The interesting thing is how regional reputation/rankings is even for so-called national schools.  My assumption is that for people in certain areas of New England and the Mid-Atlantic, the difference between the various NESCAC schools + other small LACs in the area is really meaningful to them.  By contrast, in LA, I think there are a lot of highly-educated people who, if they have even heard of all of the NESCAC schools, would kind of view all but a couple of them as completely interchangeable and would probably confuse them with Bennington, for instance.  That's not to say LA folks aren't prestige focused, but for a variety of reasons (distance, weather, strong state school options nearby), liberal arts colleges aren't as widely chosen, percentage-wise. Moreover, when they do leave SoCal for an LAC, they are widely-dispersed in their destination.  That means that most people don't know enough kids who have even considered the Maine schools, let alone gone there, for instance, to have established a pecking order in their minds.  It's kind of freeing in a way.

I agree. There is a huge provincialism about all of these schools. While the NESCACs, at least most of them, are well known nationally, when you travel around to different areas they aren't put on a pedestal the same way they often are in the Northeast. I grew up in NJ, and I certainly knew most of the NESCACs. I never heard of Washington and Lee until I opened the big book of colleges we all used in the 90s. No one from my public NJ h.s. had ever applied to Washington and Lee. As someone ranked fairly highly in my class, my teachers, guidance counselors, etc., were shocked I was going to a school they had never heard of. They kept thinking I was going to Washington University, or Washington College, or Mary Washington, or George Washington.

When I graduated and moved back to NJ and then Manhattan for work, W&L was still pretty unknown in most circles. There was no real boost for it, like there was for Amherst or other NESCACs. However, as soon as I started making connections in my industry, and found some companies headquartered in the south, I was in a lot more demand. W&L carried a whole different reputation with companies in Georgia, TN, FL, NC, AL, etc. As I moved to one of those companies, and eventually sat on some hiring boards, it became obvious that W&L grads were preferred. Amherst, Grinnell, Tufts, etc.... nowhere near the same cache they held in the Northeast.

So yeah, "National Liberal Arts School" is correct, but if you want that recognition boost, think about where you want to be after college as well.
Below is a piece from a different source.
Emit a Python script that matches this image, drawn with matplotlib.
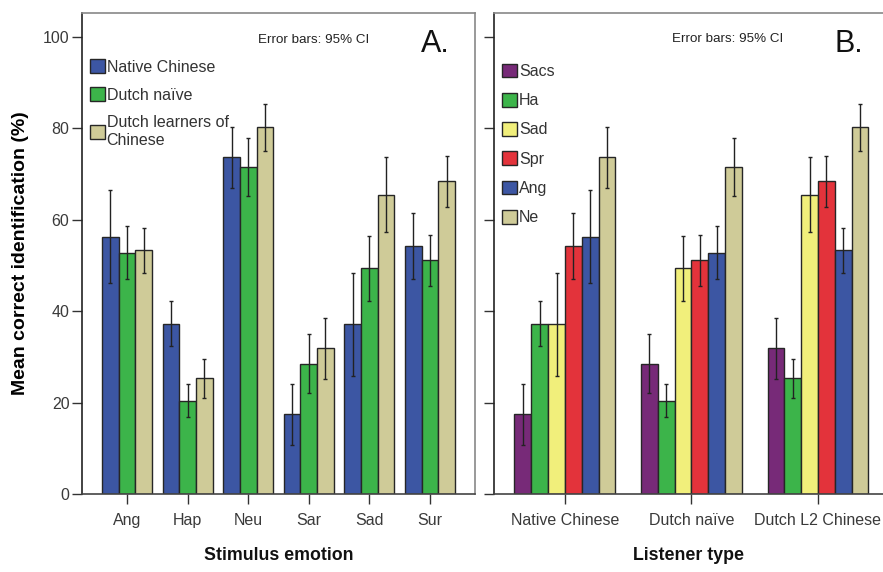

I don't think W&L is going to play any better in Oregon than it did in NYC. But I don't think the C-M-S names are going to play as well in GA as they will in California. Amherst probably plays well nationally, but not as well as it does in NYC and Boston, let alone a school like Hamilton or Trinity (CT). All are great schools, but how well they play after graduation is very much still a matter of location, or maybe an alumni in a key position or two.